Let’s start with the thermostat, it turns the heating on until the room reaches the temperature you have set, and then off until the temperature drops. In many cases thermostats are integrated with programmers to provide both time and temperature control. The programmer will control the on and off commands during every day. Thermostatic radiator valves (TRVs) control the flow of hot water through the radiators (NOT the operation of the boiler) and when the desired temperature is achieved they will restrict or stop the flow of water.
So how do these devices become ‘Smart’? The first point that I would make is that the thermostat must be able to control the boiler. Some devices are only able to integrate with a single or limited number of boiler brands, that doesn’t seem too smart to me? This is yet another reason you should ALWAYS use a fully accredited heating engineer to source and fit your controls. And remember, you may want a different brand of boiler when you replace the existing model and if that means having to change the controls too then it could get pretty expensive. You would feel very disappointed to buy a control device that does not work with your boiler. Whilst it is not my place to promote any particular standard it is true to say that the ‘Open Therm’ protocol seems to be the one most widely recognised.
The accuracy which the control device achieves in controlling the boiler provides our first degree of smartness. Modern programmable thermostats have automated processes built-in that make the boiler work more efficiently; these clever algorithms help householders to save energy and maintain their desired room temperature.
Time proportional and Integral (TPI) – uses a sophisticated algorithm to provide close control of room temperature to ensure the boiler is fired just long enough to achieve the desired temperature, and not a second longer.
Load compensation – Intelligently detects internal conditions to adjust the heating system in the most energy efficient manner by measuring the difference between the internal temperature and the temperature set on the thermostat, and adjusts the boiler to avoid overheating.
Weather compensation - Intelligently detects external weather conditions to adjust the heating system in the most energy efficient manner. Clearly, if the weather is warmer then the boiler will need to work less hard or for a shorter period to achieve the desired temperature than in periods of very cold weather. This is the result of either a sensor fitted to the outside of the building or by using local weather information from online service (requiring internet connection).

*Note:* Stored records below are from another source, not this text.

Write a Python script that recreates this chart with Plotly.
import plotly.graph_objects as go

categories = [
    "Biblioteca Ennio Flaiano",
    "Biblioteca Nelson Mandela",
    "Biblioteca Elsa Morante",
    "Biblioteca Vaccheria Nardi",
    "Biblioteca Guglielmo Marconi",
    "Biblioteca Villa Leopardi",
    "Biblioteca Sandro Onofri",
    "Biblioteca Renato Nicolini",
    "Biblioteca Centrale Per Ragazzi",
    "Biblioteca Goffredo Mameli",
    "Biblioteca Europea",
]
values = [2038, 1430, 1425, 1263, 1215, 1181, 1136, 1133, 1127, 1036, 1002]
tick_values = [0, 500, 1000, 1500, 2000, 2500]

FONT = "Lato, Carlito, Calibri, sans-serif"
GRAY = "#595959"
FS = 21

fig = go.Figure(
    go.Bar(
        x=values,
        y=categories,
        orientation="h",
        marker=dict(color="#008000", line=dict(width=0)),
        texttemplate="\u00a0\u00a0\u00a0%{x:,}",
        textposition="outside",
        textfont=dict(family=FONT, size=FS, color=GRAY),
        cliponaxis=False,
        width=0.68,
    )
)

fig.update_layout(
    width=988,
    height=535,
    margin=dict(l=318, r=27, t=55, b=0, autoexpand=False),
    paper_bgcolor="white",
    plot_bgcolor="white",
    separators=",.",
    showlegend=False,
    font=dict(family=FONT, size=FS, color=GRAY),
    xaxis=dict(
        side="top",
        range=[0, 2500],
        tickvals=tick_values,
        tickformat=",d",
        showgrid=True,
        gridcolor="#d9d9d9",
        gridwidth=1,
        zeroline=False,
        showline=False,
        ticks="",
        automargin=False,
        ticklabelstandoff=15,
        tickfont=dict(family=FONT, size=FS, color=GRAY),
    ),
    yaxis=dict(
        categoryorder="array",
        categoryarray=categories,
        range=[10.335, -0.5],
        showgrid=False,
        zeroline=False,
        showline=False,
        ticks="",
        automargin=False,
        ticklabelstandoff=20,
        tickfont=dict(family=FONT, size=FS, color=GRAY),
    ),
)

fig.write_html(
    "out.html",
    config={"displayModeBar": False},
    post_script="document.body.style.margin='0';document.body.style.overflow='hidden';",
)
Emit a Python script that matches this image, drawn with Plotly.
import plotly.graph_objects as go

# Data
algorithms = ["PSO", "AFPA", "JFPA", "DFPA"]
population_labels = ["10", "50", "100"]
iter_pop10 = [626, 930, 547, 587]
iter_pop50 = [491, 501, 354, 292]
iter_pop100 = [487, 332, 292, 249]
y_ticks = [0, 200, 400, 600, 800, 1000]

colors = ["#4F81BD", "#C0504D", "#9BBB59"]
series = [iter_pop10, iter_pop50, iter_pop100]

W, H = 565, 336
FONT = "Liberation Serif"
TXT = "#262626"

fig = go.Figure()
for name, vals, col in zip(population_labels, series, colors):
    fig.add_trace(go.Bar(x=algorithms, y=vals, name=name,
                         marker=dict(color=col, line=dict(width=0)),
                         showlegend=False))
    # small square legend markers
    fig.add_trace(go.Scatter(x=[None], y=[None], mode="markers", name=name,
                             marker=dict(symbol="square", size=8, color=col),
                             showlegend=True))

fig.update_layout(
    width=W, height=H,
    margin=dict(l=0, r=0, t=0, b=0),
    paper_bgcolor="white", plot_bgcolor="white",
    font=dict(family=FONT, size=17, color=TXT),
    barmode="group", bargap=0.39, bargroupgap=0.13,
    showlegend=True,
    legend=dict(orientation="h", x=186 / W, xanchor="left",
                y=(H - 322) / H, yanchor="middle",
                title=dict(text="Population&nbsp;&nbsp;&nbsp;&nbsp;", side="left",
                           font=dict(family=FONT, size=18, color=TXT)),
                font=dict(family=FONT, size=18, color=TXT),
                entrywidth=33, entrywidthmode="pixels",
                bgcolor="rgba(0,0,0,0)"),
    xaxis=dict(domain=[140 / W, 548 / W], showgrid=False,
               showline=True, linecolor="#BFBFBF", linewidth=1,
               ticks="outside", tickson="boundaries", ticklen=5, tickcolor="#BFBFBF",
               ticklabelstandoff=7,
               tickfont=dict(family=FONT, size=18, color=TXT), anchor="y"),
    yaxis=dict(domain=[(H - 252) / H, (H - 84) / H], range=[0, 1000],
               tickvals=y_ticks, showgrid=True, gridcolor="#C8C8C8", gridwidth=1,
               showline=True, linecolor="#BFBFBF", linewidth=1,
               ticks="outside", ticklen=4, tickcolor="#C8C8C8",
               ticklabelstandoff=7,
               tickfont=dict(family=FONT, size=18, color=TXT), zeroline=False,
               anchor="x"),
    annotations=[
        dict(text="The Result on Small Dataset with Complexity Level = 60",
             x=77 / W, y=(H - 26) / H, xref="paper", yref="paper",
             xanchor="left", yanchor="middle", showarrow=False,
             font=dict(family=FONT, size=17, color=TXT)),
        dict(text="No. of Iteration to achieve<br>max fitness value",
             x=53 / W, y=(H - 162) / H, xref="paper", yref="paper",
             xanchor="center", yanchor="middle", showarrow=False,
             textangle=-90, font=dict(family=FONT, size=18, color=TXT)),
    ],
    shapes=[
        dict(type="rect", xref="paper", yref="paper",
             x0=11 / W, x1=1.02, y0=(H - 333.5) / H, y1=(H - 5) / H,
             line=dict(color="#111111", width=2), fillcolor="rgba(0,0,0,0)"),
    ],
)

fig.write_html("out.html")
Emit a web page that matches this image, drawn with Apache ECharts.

Occupancy detection – An occupancy sensor recognises internal presence to activate the system using infra-red, ultrasonic, microwave or other technologies.
Self-learning – devices that remember habits and learn preferences to adapt settings over time reflecting the unique conditions of individual circumstances.
All of this may be achieve without internet connection. However, it is true to say that connectivity offers a host of other useful features which can improve both convenience and efficiency.
Location based control or Geo-fencing - Geo-fencing is a feature on mobile devices that uses the global positioning system (GPS) or radio frequency identification (RFID) to define geographical locations. This means that smart controls can provide remote control of the boiler by turning the heating on or off dependent on the location of the homeowner.
Remote Access – connection via the internet can allow several functions which can be accessed from anywhere in the world receiving an internet signal. This may allow us to:
Remotely view – See information about what the device is controlling but can’t interact.
Remotely control - See information about what the device is controlling and make changes
Receive Alerts – Send user alerts based on user settings.
Zoning – wirelessly connected radiator valves/controllers allow the establishment of multiple heating zones each with individual time and temperature settings. This allows very precise temperature control in each zone and if they are connected to the internet, then can be managed remotely.
Lastly homeowners are increasingly seeing the possibility of integrating automated systems together into one system allowing then to monitor and control multiple devices, this has become known as ‘the internet of things’. There are already security devices such as locks, cameras and alarms (smoke, CO and intruder) allowing remote access, as well as lighting and some white goods.
I shall finish with a piece of individual experience. The fact is that even the most sophisticated systems will benefit from increased use and involvement. The internet access from phones and tablets has undoubtedly increased my own use of my heating controls which, if I’m honest, used to be 3 or 4 times a year to 3 or 4 times a week.
I’m a fan, but as ever, the more sophisticated the system then the more expensive the devices or systems become. It is very possible to spend in excess of £600 on an integrated system but very clever devices will cost less than that. I would strongly advise getting advice from a professional installer before making a decision.